Likewise whether it was support for the Shah of Iran or the assassinations of President Salvador Allende of Chile and President Patrice Lumumba of the Congo, the American government consistently has taken a conservative view inconsistent with the principles of our country. And we have paid the price, in that the result has usually not been favorable for American strategic interests, except perhaps in the short term.
Most recently, the tragedy of 9/11 and the rise of terrorism to a large extent flow from this failed foreign policy. We must acknowledge that in the long-term, our foreign policy perspective has often been counter-productive.
U.S. foreign policy should instead support democracy around the world … through peaceful means, not imposition by American force … regardless of whether the resulting government is pro- or anti-American. Our policy must also show true concern and support for the legitimate economic needs and political aspirations of the people in Third World countries.
If through such policy actions we come to be seen as truly supporting the people rather than the governments that oppress them, then many countries that liberate themselves and their inhabitants would no longer be anti-American. They might not be allies, but at worst they would be neutral, thus greatly increasing our national security.
The current events in Egypt are a case in point where America could pay dearly for its policy mistakes. Because of our historic support for President Mubarek, as well as our support of Israel, the general mood of the “street” in Egypt is anti-American.
Even though President Obama sincerely wants to improve relations with the people of Egypt and the other Muslim countries and spoke to them eloquently at the beginning of his term, his actions have spoken louder to them. There has been no real change in American foreign policy vis a vie the Arab world. He is trapped in the system that Eisenhower warned against.
What America is doing in Egypt is trying to find a way to support the establishment and thus current strategic interests while opening the door for freedom of expression and for the opposition to take part in government. But proposing an interim government headed by the ex-security chief and current Vice President Suleiman, who would negotiate with the opposition while Mubarek is still on the scene, is almost bound to fail.

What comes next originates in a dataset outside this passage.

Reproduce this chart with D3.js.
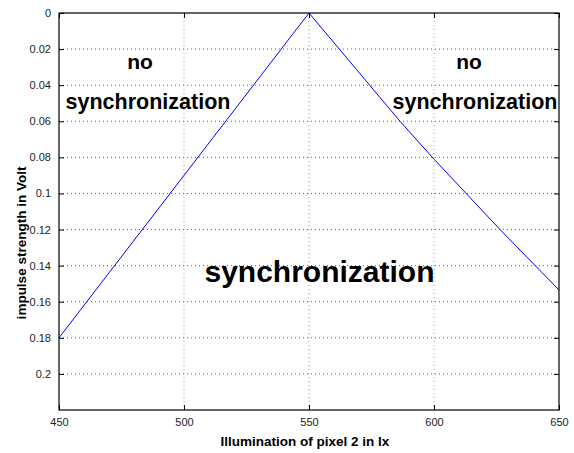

It is highly unlikely that the Egyptian power structure is ready to give up its grip on power in future elections. And it is unlikely that the opposition will trust anything Suleiman says. Indeed, why would they trust the man who was in charge of crushing them?
The “negotiations” that occurred today were not surprising therefore in their result. Suleiman claimed progress on the issues and consensus while insisting that Mubarek stay till the elections; that was the spin that was put on the meeting in the government media. The opposition said that nothing was accomplished and that demonstrations will continue.
The United States needs to be more daring and at a minimum come out clearly in support of the people and urge Mubarek to leave now. For unless he agrees to go now, there will be no orderly transition.
Further, we must use our close contacts with the Egyptian military to insure that they are a force for change. They will be the determining factor in whether real change occurs peacefully, or whether the revolution grows violent. Without pressure from the military, it is highly unlikely that the Egyptian power elite will ever agree to give up power peacefully. And the military will only press for change in the power structure if they see it as being in their own interest. That’s where America’s influence must come to bear.
It is not too late to save Egypt from becoming another Iran. Our goal should be to encourage the development of a country like Turkey … a country that blends secularism and Islam, engages an independent foreign policy, and has close relations with both the West and the Arab world. While this may be less convenient than the old arrangement, if the choice is between another Iran or a Turkey, I think the choice is clear as to America’s best interests.